Le commissaire est convaincu que le modèle d'évaluation interne du crédit est un renseignement commercial confidentiel. De plus, en se fondant sur les présentations relatives à cette cause et à une autre cause précédemment entendue, il est persuadé en général que les modèles normalisés de l'évaluation du crédit interne des institutions financières devraient dorénavant être considérés des commerciaux confidentiels aux fins de la Loi.
En réponse à la question de savoir si la communication des cotes de crédit révélerait le modèle qui les a produit, le commissaire a conclu ce qui suit :
- Il a fait observer que l'alinéa 9(3)b), qui utilise le mot « révélerait » plutôt que « pourrait révéler », place la barre très haute pour qui voudrait justifier le refus de communiquer des renseignements personnels.
- Bien qu'il soit disposé à admettre qu'il est techniquement possible de reproduire approximativement un modèle d'évaluation du crédit si l'on connaît quelques cotes, il n'est pas du tout persuadé que cela va se produire.
- En particulier, la présentation de la banque ne l'a pas convaincu que des fraudeurs iraient vraiment jusqu'à agir de la façon décrite dans l'analyse du risque dans le seul but de tromper une banque. Il a été particulièrement sceptique à l'égard de la crainte, de toute évidence partagée par toutes les banques canadiennes, que les fournisseurs de crédit concurrents auraient recours, en fait, à de telles tactiques pour « déchiffrer » les modèles d'évaluation du crédit les uns des autres et bénéficier de ce fait d'un avantage concurrentiel.
- Cependant, il reste que la banque avait déclaré sa conviction et exprimé sa crainte d'inévitables fraudes commises par manipulation de cotes de crédit communiquées et sa méfiance de l'éthique concurrentielle des fournisseurs de crédit. Ayant personnellement examiner le modèle d'évaluation du crédit de la banque, le commissaire n'avait pas de raisons de soupçonner la présence d'arrière-pensées qui pourraient être incompatibles avec l'intérêt public, comme la crainte de soulever la controverse ou de porter atteinte à la réputation de la banque.
- Il lui a semblé bien peu probable que la communication des cotes de crédit révélerait le modèle d'évaluation interne; toutefois, il est indéniable que le milieu bancaire canadien s'inquiète fortement de cette possibilité et que le commissaire lui-même a été incapable de la réfuter. De plus, il a continué de croire que l'impossibilité d'obtenir des cotes de crédit internes ne portait pas atteinte de façon importante aux droits à la vie privée des Canadiens et Canadiennes.

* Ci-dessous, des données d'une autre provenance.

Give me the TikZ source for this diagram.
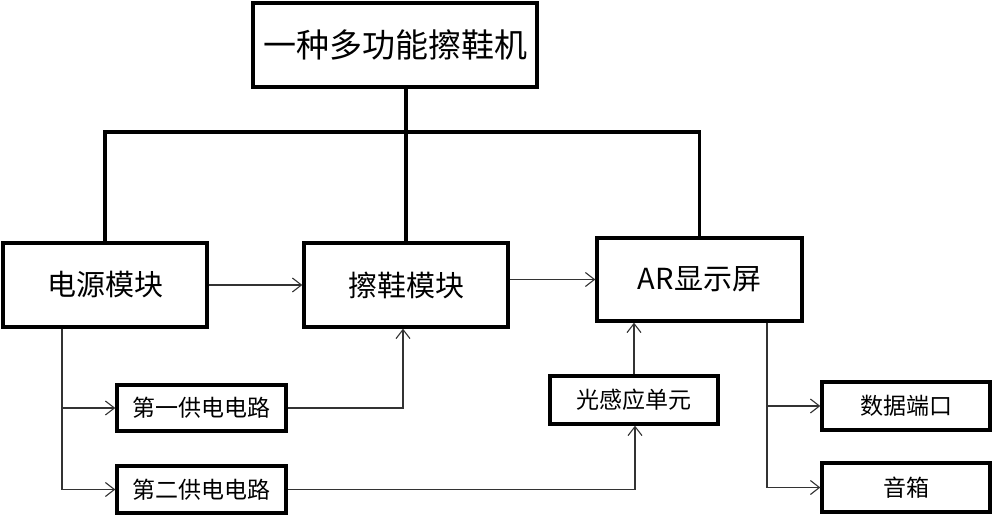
\documentclass[tikz,border=0pt]{standalone}
\usepackage{fontspec}
\setmainfont{Noto Sans CJK SC}
\usetikzlibrary{arrows.meta}
\tikzset{
  x=1pt, y=-1pt,
  box/.style={draw=black, line width=3.4pt, rectangle, inner sep=0pt, anchor=center},
  bigtxt/.style={font=\fontsize{33}{38}\selectfont},
  midtxt/.style={font=\fontsize{29}{34}\selectfont},
  smalltxt/.style={font=\fontsize{23}{28}\selectfont},
  tree/.style={draw=black, line width=3.6pt},
  arr/.style={draw=black!80, line width=1.1pt, -{Straight Barb[length=9pt,width=14pt,line width=1.1pt]}},
  thin/.style={draw=black!80, line width=1.1pt}
}
\begin{document}
\begin{tikzpicture}
\useasboundingbox (0,0) rectangle (1000,522);
\fill[white] (0,0) rectangle (1000,522);

\node[box, bigtxt, minimum width=284pt, minimum height=84pt] (top) at (395,45) {一种多功能擦鞋机};
\node[box, midtxt, minimum width=204pt, minimum height=84pt] (power) at (105,285) {电源模块};
\node[box, midtxt, minimum width=204pt, minimum height=84pt] (shoe) at (406,285) {擦鞋模块};
\node[box, midtxt, minimum width=205pt, minimum height=83pt] (ar) at (699.5,279.5) {AR显示屏};
\node[box, smalltxt, minimum width=169pt, minimum height=46pt] (first) at (201.5,408) {第一供电电路};
\node[box, smalltxt, minimum width=169pt, minimum height=47pt] (second) at (201.5,489.5) {第二供电电路};
\node[box, smalltxt, minimum width=168pt, minimum height=48pt] (light) at (634,400) {光感应单元};
\node[box, smalltxt, minimum width=168pt, minimum height=48pt] (data) at (906,406) {数据端口};
\node[box, smalltxt, minimum width=168pt, minimum height=49pt] (speaker) at (906,487.5) {音箱};

% thick tree
\coordinate (hub) at (406,132);
\draw[tree] (top.south -| shoe.north) -- (shoe.north);
\draw[tree] (power.north) |- (hub) -| (ar.north);

% thin connectors
\draw[arr] (power.east) -- (shoe.west);
\draw[arr] (shoe.east |- ar.west) -- (ar.west);
\coordinate (pdown) at ([xshift=-43pt]power.south);
\draw[arr] (pdown) |- (first.west);
\draw[arr] (pdown) |- (second.west);
\draw[arr] (first.east) -| ([xshift=-3pt]shoe.south);
\draw[arr] (second.east) -| ([xshift=1pt]light.south);
\draw[arr] (light.north) -- (light.north |- ar.south);
\coordinate (ardown) at ([xshift=67.5pt]ar.south);
\draw[arr] (ardown) |- (data.west);
\draw[arr] (ardown) |- (speaker.west);
\end{tikzpicture}
\end{document}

- Compte tenu de son devoir d'équilibrer les droits à la vie privée des personnes et les intérêts légitimes des organisations en matière de renseignements, il a considéré qu'il était juste, dans les circonstances, d'accepter la proposition selon laquelle la communication des cotes de crédit internes révélerait le modèle d'évaluation du crédit qui les a produit.
Le commissaire a conclu que, en invoquant l'exception à l'alinéa 9(3)b) concernant les renseignements commerciaux confidentiels pour refuser au plaignant l'accès à sa cote de crédit, la banque avait agi conformément à la Loi.
Il a conclu que la plainte était non fondée.
Autres considérations
Cette conclusion est identique à la conclusion rendu par le commissaire dans le cadre d'une autre plainte contre une autre banque relativement au refus de communiquer des cotes de crédit internes.